High Intensity Cardio
Is it your understanding moving your body by foot over a mile distance will burn up just under a hundred calories? Isn’t that what we’ve always been told, whether running or walking, covering a mile clocks between 98 and 104 calories?
I’ve heard those figures given at least a dozen times in lectures over the past twenty years. It never made any sense and every time had me scratching my head, but given the authority behind the statements, I found myself repeating the 100-calories-per-mile average throughout my time in the gym business.
Apparently all that credulity was strained for a reason: According to Dr. David Swain, author of Exercise Prescription: A Case Study Approach to the ACSM Guidelines, calorie expenditure while walking at a 17-minute-per-mile pace burns 3.3 calories per minute on top of resting, while running at about twice that pace burns about twice as many calories, and if the person works the same duration covering twice the distance, he or she gains a fourfold greater caloric expenditure.
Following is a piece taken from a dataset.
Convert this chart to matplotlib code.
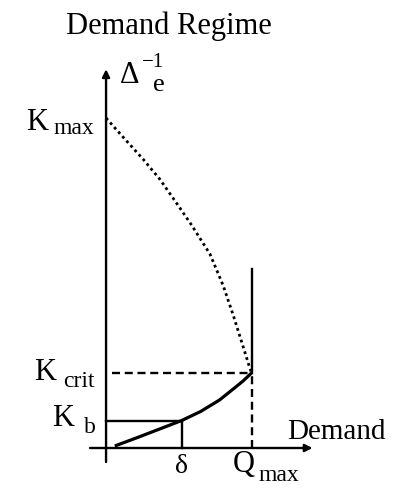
import matplotlib.pyplot as plt

plt.rcParams['font.family'] = ['Liberation Serif', 'DejaVu Serif']

# demand in units of Q_max = 10, inverse elasticity in arbitrary units
q_max = 10.0
delta = 5.2
k_max = 13.2
k_crit = 3.0
k_b = 1.1

# supply-side curve (solid), rising from the origin to K_crit at Q_max
low_q = [0.6, 2.3, 5.2, 6.5, 7.8, 8.7, 9.4, 10.0]
low_k = [0.08, 0.45, 1.1, 1.46, 1.92, 2.34, 2.67, 3.0]

# demand-regime curve (dotted), falling from K_max to K_crit
up_q = [0.0, 1.15, 2.55, 3.7, 4.9, 5.9, 7.15, 8.05, 8.75, 9.4, 9.8, 10.0]
up_k = [13.2, 12.45, 11.55, 10.75, 9.75, 8.9, 7.75, 6.5, 5.3, 4.1, 3.35, 3.0]

fig = plt.figure(figsize=(3.98, 4.89), dpi=100)
ax = fig.add_axes([0, 0, 1, 1])
ax.set_xlim(-7.29, 20.07)
ax.set_ylim(-1.6, 17.96)
ax.axis('off')

lw = 1.7
arrow = dict(arrowstyle='-|>', lw=lw, color='black', mutation_scale=11,
             shrinkA=0, shrinkB=0)
# axes with arrowheads
ax.annotate('', xy=(0, 15.15), xytext=(0, -0.56), arrowprops=arrow)
ax.annotate('', xy=(14.2, 0), xytext=(-1.1, 0), arrowprops=arrow)

dash = (0, (3.4, 2.0))
ax.plot([0.4, q_max], [k_crit, k_crit], color='black', lw=lw, linestyle=dash)
ax.plot([q_max, q_max], [0, k_crit], color='black', lw=lw, linestyle=dash)
ax.plot([q_max, q_max], [k_crit, 7.15], color='black', lw=lw)
ax.plot([0, delta], [k_b, k_b], color='black', lw=lw)
ax.plot([delta, delta], [0, k_b], color='black', lw=lw)

ax.plot(low_q, low_k, color='black', lw=2.3, solid_capstyle='butt',
        solid_joinstyle='round')
ax.plot(up_q, up_k, color='black', lw=2.0, linestyle=(0, (1.0, 1.2)))

ax.text(4.33, 16.9, 'Demand Regime', fontsize=22, ha='center', va='center')

# y-axis label: Delta with sub e, super -1
ax.text(0.95, 14.95, '\u0394', fontsize=22, ha='left', va='center')
ax.text(2.45, 15.45, '\u22121', fontsize=15, ha='left', va='center')
ax.text(3.2, 14.55, 'e', fontsize=19, ha='left', va='center')

# level labels on the y-axis
ax.text(-5.5, 13.05, 'K', fontsize=22, ha='left', va='center')
ax.text(-3.6, 12.8, 'max', fontsize=17, ha='left', va='center')
ax.text(-4.95, 3.05, 'K', fontsize=22, ha='left', va='center')
ax.text(-2.95, 2.7, 'crit', fontsize=17, ha='left', va='center')
ax.text(-3.7, 1.2, 'K', fontsize=22, ha='left', va='center')
ax.text(-1.55, 0.85, 'b', fontsize=17, ha='left', va='center')

# x-axis labels
ax.text(12.45, 0.68, 'Demand', fontsize=21, ha='left', va='center')
ax.text(delta, -0.72, '\u03b4', fontsize=20, ha='center', va='center')
ax.text(8.7, -0.62, 'Q', fontsize=22, ha='left', va='center')
ax.text(10.45, -1.08, 'max', fontsize=17, ha='left', va='center')

fig.savefig('out.png', dpi=100)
In his article Interval Training, HIIT or Miss, Mike Boyle writes,
“Further evidence for the superiority of higher intensity work can be found in the September/October 2006 issue of the ACSM Journal. Dr. David Swain stated running burns twice as many calories as walking. This is great news for those who want to lose body fat. I am not a running advocate, but we can put to rest another high intensity (running) versus low intensity (walking) debate.
“Do the math. Swain states that a 136-pound person walking will burn 50 calories per mile and proportionally more as the subject’s weight increases. In other words, a 163-pound person, weighing 20 percent more, would burn 20 percent more calories. This means that expenditure goes from 50 to 60 calories, also a 20-percent increase. Swain goes on to state that running at seven miles per hour burns twice as many calories as walking at four mph. This means a runner would burn 100 calories in roughly eight and one half minutes or about 11 calories a minute. The walker at four miles per hour would burn 50 calories in 15 minutes (the time it would take to walk a mile at four miles per hour). That’s less than four calories per minute of exercise.”
The study Mike’s referring to was done to determine whether moderate or vigorous exercise was better for improving cardiovascular fitness, which seems like a no-brainer and barely worth a second look, but the striking point was how this turns the mileage debate upside-down.
This doesn’t mean many of us should trot out the door and head out on a run, because the truth is, most of us aren’t built for running; we’re too heavy to be good at it, or our joints aren’t acclimated for it, or, in the case of women, there’s likely to be hip or knee issues that make running sub-optimal.
How about if we swap that joint-destruction for some harder work on an incline? What about pulling something, pushing or dragging and, heck, let’s add a weight vest and traverse the hills while we’re at it.
If the point is intensity, we can provide that without the impact of running, and if we can work harder, longer—and this is separate from the discussion of interval work, which you should read and consider in Mike’s thorough article—we can gain cardiovascular improvement at the same time as we burn more calories.
Here’s a truth; see if you don’t see a little of yourself in this one: When we first start doing regular cardio for a purpose, we’re not very good at it; it hurts, we hate it and head back to the weight room in a hurry. No more of that! It’s boring, and cardio’s for wimps. Isn’t that what most of us settle on?
We sell ourselves a lie, because it’s easier to hate cardio for life than go through the pain of the conditioning phase. It’s a lesson we’d best re-teach ourselves, to learn a better version of the truth.
Take home message: Work your cardio a littler harder, a little longer and a little more often.